In many information retrieval papers that propose new techniques, the authors validate those techniques by demonstrating improved mean average precision over a standard test collection. The value of such results–at least to a practitioner–hinges on whether mean average precision correlates to utility for users. Not only do user studies place this correlation in doubt, but I have yet to see an empirical argument defending the utility of average precision as an evaluation measure. Please send me any references if you are aware of them!
Of course, user studies are fraught with complications, the most practical one being their expense. I’m not suggesting that we need to replace Cranfield studies with user studies wholesale. Rather, I see the purpose of user studies as establishing the utility of measures that can then be evaluated by Cranfield studies. As with any other science, we need to work with simplified, abstract models to achieve progress, but we also need to ground those models by validating them in the real world.
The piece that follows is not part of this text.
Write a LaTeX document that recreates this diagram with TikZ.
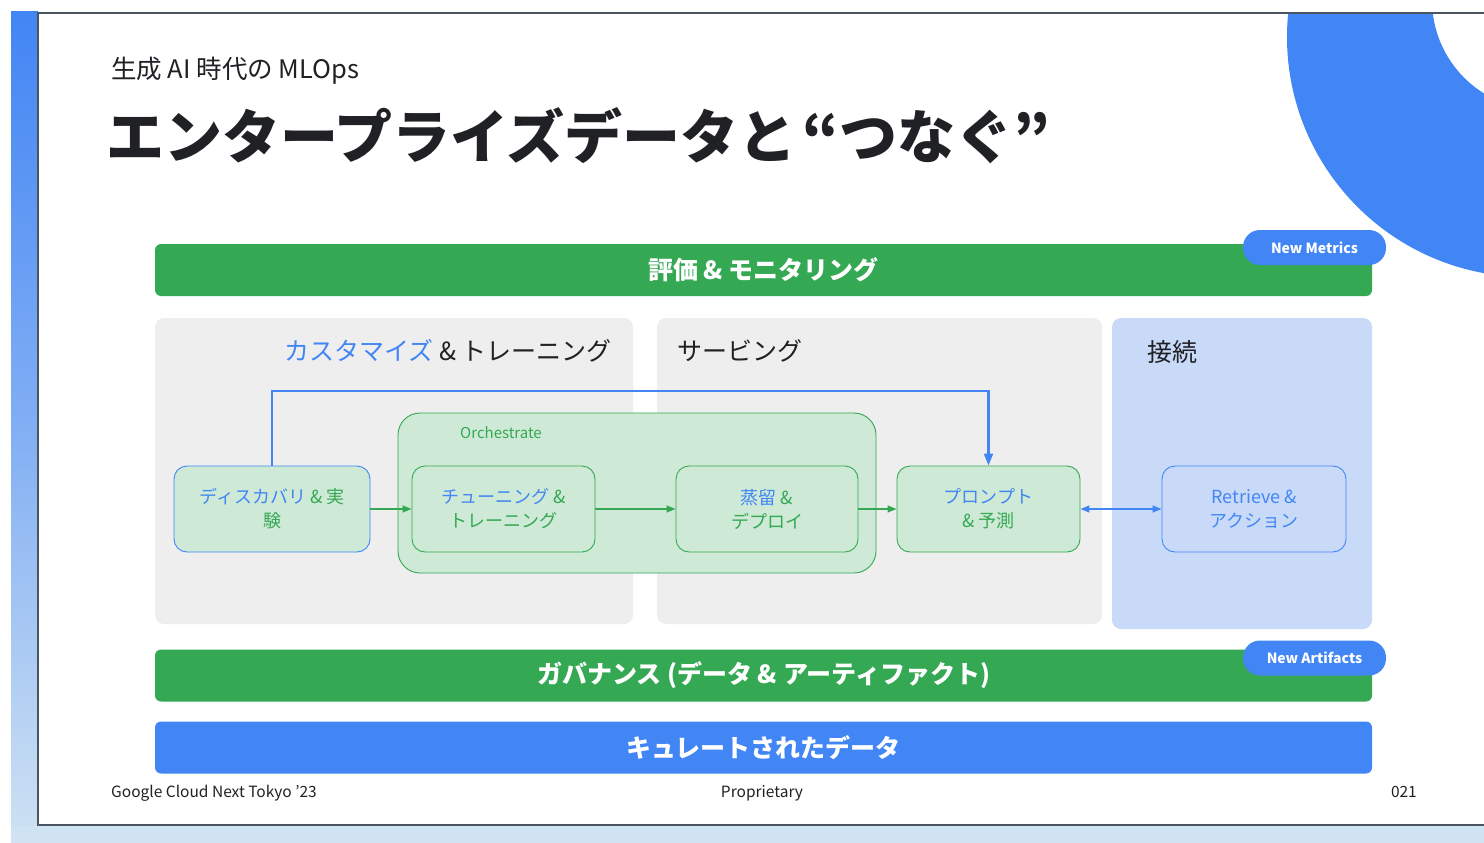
\documentclass[tikz,border=0pt]{standalone}
\usepackage{fontspec}
\setmainfont{Noto Sans CJK JP}
\usetikzlibrary{arrows.meta}
\definecolor{gblue}{HTML}{4285F4}
\definecolor{ggreen}{HTML}{34A853}
\definecolor{lgreen}{HTML}{CEEAD6}
\definecolor{lgray}{HTML}{EEEEEE}
\definecolor{lblue}{HTML}{C9DAF8}
\definecolor{ink}{HTML}{202124}
\definecolor{framec}{HTML}{4A5560}
\definecolor{stripend}{HTML}{CFE2F3}
\definecolor{bandc}{HTML}{D0E3F3}
\begin{document}
\begin{tikzpicture}[x=1pt,y=-1pt,
  panel/.style={rounded corners=9pt, fill=lgray, inner sep=0},
  bar/.style={rounded corners=6pt, fill=ggreen, inner sep=0, minimum width=1217pt, minimum height=52pt, text=white, font=\fontsize{25}{30}\selectfont\bfseries},
  badge/.style={rounded corners=17pt, fill=gblue, inner sep=0, minimum width=143pt, minimum height=35pt, text=white, font=\fontsize{14}{16}\selectfont\bfseries},
  card/.style={rounded corners=13pt, fill=lgreen, draw=ggreen, line width=0.9pt, minimum width=183pt, minimum height=86pt, inner sep=0, align=center, text=ggreen, font=\fontsize{18}{24}\selectfont},
  heading/.style={anchor=base west, inner sep=0, text=ink, font=\fontsize{25}{30}\selectfont},
  garrow/.style={draw=ggreen, line width=1.4pt, -{Triangle[length=9pt,width=7pt]}},
  barrow/.style={draw=gblue, line width=1.4pt, {Triangle[length=9pt,width=7pt]}-{Triangle[length=9pt,width=7pt]}},
  bline/.style={draw=gblue, line width=2.2pt, -{Triangle[length=12pt,width=9pt]}},
  foot/.style={inner sep=0, text=ink, font=\fontsize{15.5}{18}\selectfont}
]
\useasboundingbox (0,0) rectangle (1484,843);
\fill[white] (0,0) rectangle (1484,843);
% left strip and bottom band
\shade[top color=gblue, bottom color=stripend, middle color=gblue!55!stripend] (11,12) rectangle (38,843);
\fill[bandc] (11,826) rectangle (1484,843);
% decorative ring
\begin{scope}
  \clip (39,14) rectangle (1484,824);
  \fill[gblue, even odd rule] (1527,37) circle[radius=240pt] (1542,0) circle[radius=110pt];
\end{scope}
% slide frame
\draw[framec, line width=2.5pt] (1484,13) -- (38,13) -- (38,825) -- (1484,825);

% titles
\node[anchor=base west, inner sep=0, text=ink, font=\fontsize{25.5}{30}\selectfont] (sub) at (111,79) {生成 AI 時代の MLOps};
\node[anchor=base west, inner sep=0, text=ink, font=\fontsize{58}{62}\selectfont\bfseries] (title) at (106,158) {エンタープライズデータと\hspace{6pt}“つなぐ”};

% top bar
\node[bar] (eval) at (763.5,270) {評価 \& モニタリング};
\node[badge] (nm) at (1314.5,247.5) {New Metrics};

% panels
\node[panel, minimum width=478pt, minimum height=306pt] (p1) at (394,471) {};
\node[panel, minimum width=445pt, minimum height=306pt] (p2) at (879.5,471) {};
\node[panel, fill=lblue, minimum width=260pt, minimum height=311pt] (p3) at (1242,473.5) {};
\node[heading] (h1) at (284,360) {{\color{gblue}カスタマイズ} \& トレーニング};
\node[heading] (h2) at (677,360) {サービング};
\node[heading] (h3) at (1147,361) {接続};

% orchestrate
\node[rounded corners=22pt, fill=lgreen, draw=ggreen, line width=0.9pt, minimum width=478pt, minimum height=160pt, inner sep=0] (orch) at (637,493) {};
\node[inner sep=0, text=ggreen, font=\fontsize{15}{18}\selectfont] (orchl) at (501,433) {Orchestrate};

% cards
\node[card, draw=gblue, minimum width=196pt] (disc) at (272,509) {{\color{gblue}ディスカバリ} \& 実\\験};
\node[card] (tune) at (503.5,509) {{\color{gblue}チューニング} \&\\トレーニング};
\node[card, minimum width=182pt] (dist) at (767,509) {{\color{gblue}蒸留} \&\\デプロイ};
\node[card] (prompt) at (988.5,509) {{\color{gblue}プロンプト}\\\& 予測};
\node[card, fill=none, draw=gblue, text=gblue, minimum width=184pt] (retr) at (1254,509) {Retrieve \&\\アクション};

% connectors
\draw[garrow] (disc.east) -- (tune.west);
\draw[garrow] (tune.east) -- (dist.west);
\draw[garrow] (dist.east) -- (prompt.west);
\draw[barrow] (prompt.east) -- (retr.west);
\coordinate (topc) at (600,391);
\draw[bline] (disc.north) |- (topc) -| (prompt.north);

% lower bars
\node[bar] (gov) at (763.5,675.5) {ガバナンス (データ \& アーティファクト)};
\node[badge] (na) at (1314.5,658) {New Artifacts};
\node[bar, fill=gblue] (data) at (763.5,747.5) {キュレートされたデータ};

% footer
\node[foot, anchor=base west] (f1) at (111,797) {Google Cloud Next Tokyo '23};
\node[foot, anchor=base] (f2) at (762,797) {Proprietary};
\node[foot, anchor=base east] (f3) at (1417,797) {021};
\end{tikzpicture}
\end{document}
For example, consider the scenario where a collection contains no documents that match a user’s need. In this case, it is ideal for the user to reach this conclusion as accurately, quickly, and confidently as possible. Holding the interface constant, are there evaluation measures that correlate to how well users perform on these three criteria? Alternatively, can we demonstrate that some interfaces lead to better user performance than others? If so, can we establish measures suitable for those interfaces?
The “no documents” case is just one of many real-world scenarios, and I don’t mean to suggest we should study it at the expense of all others. That said, I think it’s a particularly valuable scenario that, as far as I can tell, has been neglected by the information retreival community. I use it to drive home the argument that practical use cases should drive our process of defining evaluation measures.